Nigerian President Olusegun Obasanjo has declared a state of emergency in Ekiti State, following the impeachment of the local governor for corruption.
Mr Fayose says he is still in Ekiti State
Mr Obasanjo said he was taking action because the governor's sacking had been unconstitutional, and to prevent Ekiti descending into chaos.
Both the chief justice and the attorney-general have said Ayo Fayose's sacking was illegal.
Political tension is rising in Nigeria, ahead of elections next year.
Mr Fayose has denied reports that he had fled the country, saying he was in hiding because he feared for his life but remained governor.
His deputy Biodun Olujimi, who was also impeached, says she is now acting governor, although the state assembly has installed former speaker Friday Aderemi.
President Obasanjo told national television that the governor's impeachment was "a clear case of usurpation of power."
"We have come to a sad, ridiculous and unacceptable situation in Ekiti where we have three governors."
"It is dangerous for our democracy to allow this flagrant violation."

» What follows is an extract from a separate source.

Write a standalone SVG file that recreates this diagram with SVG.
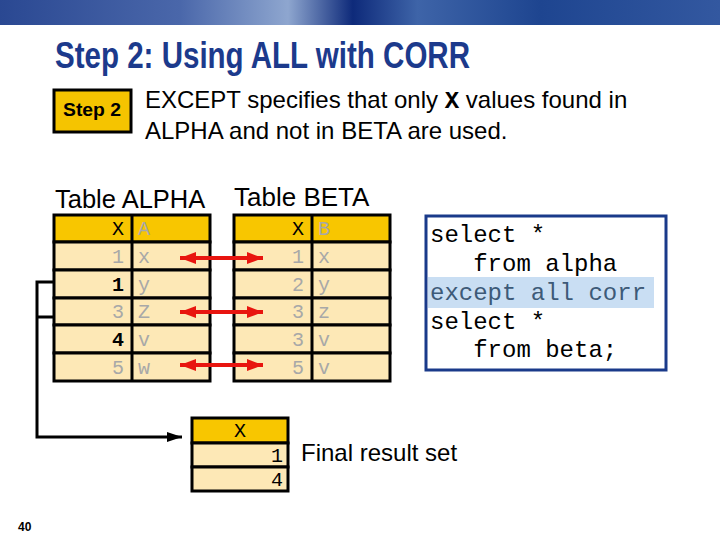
<svg xmlns="http://www.w3.org/2000/svg" width="720" height="540" viewBox="0 0 720 540">
<defs>
<linearGradient id="ban" x1="0" y1="0" x2="1" y2="0">
<stop offset="0" stop-color="#2a4892"/>
<stop offset="0.25" stop-color="#4a67aa"/>
<stop offset="0.4" stop-color="#8ea6cf"/>
<stop offset="0.49" stop-color="#0e2a7a"/>
<stop offset="0.58" stop-color="#3e64a8"/>
<stop offset="0.75" stop-color="#1e4590"/>
<stop offset="1" stop-color="#3358a0"/>
</linearGradient>
<marker id="ah" viewBox="0 0 10 10" refX="10" refY="5" markerWidth="4" markerHeight="3" orient="auto-start-reverse" markerUnits="strokeWidth" preserveAspectRatio="none">
<path d="M0,0 L10,5 L0,10 z" fill="#e8150f"/>
</marker>
<marker id="bh" viewBox="0 0 10 10" refX="10" refY="5" markerWidth="5" markerHeight="3.3" orient="auto" markerUnits="strokeWidth" preserveAspectRatio="none">
<path d="M0,0 L10,5 L0,10 z" fill="#000"/>
</marker>
</defs>
<style>
.hd{fill:#f8c600;stroke:#000;stroke-width:3}
.rw{fill:#fde8b6;stroke:#000;stroke-width:3}
.ln{stroke:#000;stroke-width:3}
.mono{font-family:"Liberation Mono","Courier New",monospace;font-size:20px}
.g{fill:#a8a8a8}
.k{fill:#000}
.b{font-weight:bold}
.sans{font-family:"Liberation Sans",Arial,sans-serif}
.code{font-family:"Liberation Mono","Courier New",monospace;font-size:24px;fill:#000}
.red{stroke:#e8150f;stroke-width:4;fill:none}
</style>
<rect x="0" y="0" width="720" height="25" fill="url(#ban)"/>
<text x="55" y="68" font-family="'Liberation Sans Narrow','Arial Narrow','Liberation Sans',sans-serif" font-weight="bold" font-size="36" fill="#1c3a8c" textLength="415" lengthAdjust="spacingAndGlyphs">Step 2: Using ALL with CORR</text>

<g id="step">
<rect x="54" y="90" width="77" height="42" fill="#f5c400" stroke="#000" stroke-width="3"/>
<text x="92" y="116" text-anchor="middle" class="sans b" font-size="18" textLength="58" lengthAdjust="spacingAndGlyphs">Step 2</text>
</g>
<g id="desc" class="sans" font-size="24">
<text x="145" y="108">EXCEPT specifies that only <tspan font-family="'Liberation Mono','Courier New',monospace" font-weight="bold">X</tspan> values found in</text>
<text x="145" y="139">ALPHA and not in BETA are used.</text>
</g>

<g id="alpha">
<text x="55" y="208" class="sans" font-size="25.5">Table ALPHA</text>
<rect x="54" y="215" width="156" height="27" class="hd"/>
<rect x="54" y="242" width="156" height="28" class="rw"/>
<rect x="54" y="270" width="156" height="28" class="rw"/>
<rect x="54" y="298" width="156" height="27" class="rw"/>
<rect x="54" y="325" width="156" height="28" class="rw"/>
<rect x="54" y="353" width="156" height="28" class="rw"/>
<line x1="132" y1="215" x2="132" y2="381" class="ln"/>
<g class="mono" text-anchor="end">
<text x="124" y="235" class="k">X</text>
<text x="124" y="263" class="g">1</text>
<text x="124" y="291" class="k b">1</text>
<text x="124" y="318" class="g">3</text>
<text x="124" y="346" class="k b">4</text>
<text x="124" y="374" class="g">5</text>
</g>
<g class="mono g">
<text x="138" y="235">A</text>
<text x="138" y="263">x</text>
<text x="138" y="291">y</text>
<text x="138" y="318">Z</text>
<text x="138" y="346">v</text>
<text x="138" y="374">w</text>
</g>
</g>

<g id="beta">
<text x="234" y="206" class="sans" font-size="26">Table BETA</text>
<rect x="234" y="215" width="156" height="27" class="hd"/>
<rect x="234" y="242" width="156" height="28" class="rw"/>
<rect x="234" y="270" width="156" height="28" class="rw"/>
<rect x="234" y="298" width="156" height="27" class="rw"/>
<rect x="234" y="325" width="156" height="28" class="rw"/>
<rect x="234" y="353" width="156" height="28" class="rw"/>
<line x1="312" y1="215" x2="312" y2="381" class="ln"/>
<g class="mono" text-anchor="end">
<text x="304" y="235" class="k">X</text>
<text x="304" y="263" class="g">1</text>
<text x="304" y="291" class="g">2</text>
<text x="304" y="318" class="g">3</text>
<text x="304" y="346" class="g">3</text>
<text x="304" y="374" class="g">5</text>
</g>
<g class="mono g">
<text x="318" y="235">B</text>
<text x="318" y="263">x</text>
<text x="318" y="291">y</text>
<text x="318" y="318">z</text>
<text x="318" y="346">v</text>
<text x="318" y="374">v</text>
</g>
</g>

<g id="code">
<rect x="426" y="216" width="240" height="154" fill="#fff" stroke="#1a3a8a" stroke-width="3"/>
<rect x="428" y="277" width="226" height="31" fill="#c9def3"/>
<text x="430" y="242" class="code">select *</text>
<text x="430" y="271" class="code" xml:space="preserve">   from alpha</text>
<text x="430" y="300" class="code" style="fill:#3d5a78">except all corr</text>
<text x="430" y="329" class="code">select *</text>
<text x="430" y="357" class="code" xml:space="preserve">   from beta;</text>
</g>

<g id="result">
<rect x="192" y="418" width="96" height="25" class="hd"/>
<rect x="192" y="443" width="96" height="24" class="rw"/>
<rect x="192" y="467" width="96" height="24" class="rw"/>
<g class="mono k" text-anchor="end">
<text x="246" y="437">X</text>
<text x="283" y="462">1</text>
<text x="283" y="486">4</text>
</g>
<text x="301" y="461" class="sans" font-size="24">Final result set</text>
</g>

<g id="connectors">
<line x1="180" y1="258" x2="263" y2="258" class="red" marker-start="url(#ah)" marker-end="url(#ah)"/>
<line x1="180" y1="312" x2="263" y2="312" class="red" marker-start="url(#ah)" marker-end="url(#ah)"/>
<line x1="180" y1="365" x2="263" y2="365" class="red" marker-start="url(#ah)" marker-end="url(#ah)"/>
<path d="M54,282 H37 V317 H54 M37,317 V437 H182" fill="none" stroke="#000" stroke-width="3" marker-end="url(#bh)"/>
</g>

<text x="18" y="531" class="sans b" font-size="12">40</text>
</svg>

Brigadier General Tunji Olorun (rtd), a former military state governor during military rule, has been appointed for six months has been sworn in in the capital, Abuja.
Ekiti State is only the second state to witness a state of emergency in Nigeria since President Obasanjo came to power in 1999.
Plateau State was placed under a state of emergency for nine months in 2004 after ethnic violence.
Governors under fire
On Monday, Ekiti State House of Assembly voted to remove Mr Fayose from power but several senior officials have condemned the impeachment.
The Nigerian Bar Association called for a boycott of Ekiti State courts until the matter was resolved.
Nigeria's remaining 35 governors met President Obasanjo and informed him that they would not accept Mr Aderemi at their Governors' Forum.
If the Ekiti State matter is not resolved, it could turn into a major crisis for the whole country, says the BBC's Mannir Dan Ali in Abuja.
Some senior Nigerian lawyers, however, say the impeachment reflected the "beauty of democracy".
Mr Fayose is the third governor to be impeached since Nigeria returned to multiparty democracy in 1999.
Two other governors are currently facing impeachment proceedings from their local legislatures over allegations of corruption.
Nigeria's anti-corruption agency says it is investigating two-thirds of the country's governors.
While Mr Fayose was being sacked, MPs in Anambra State began impeachment proceedings against Governor Peter Obi.
Early last week, Plateau State Governor Joshua Dariye was served with an impeachment notice in controversial circumstances that sparked riots in the central state.
Critics of President Obasanjo say his anti-corruption drive is a cover for a political witch-hunt.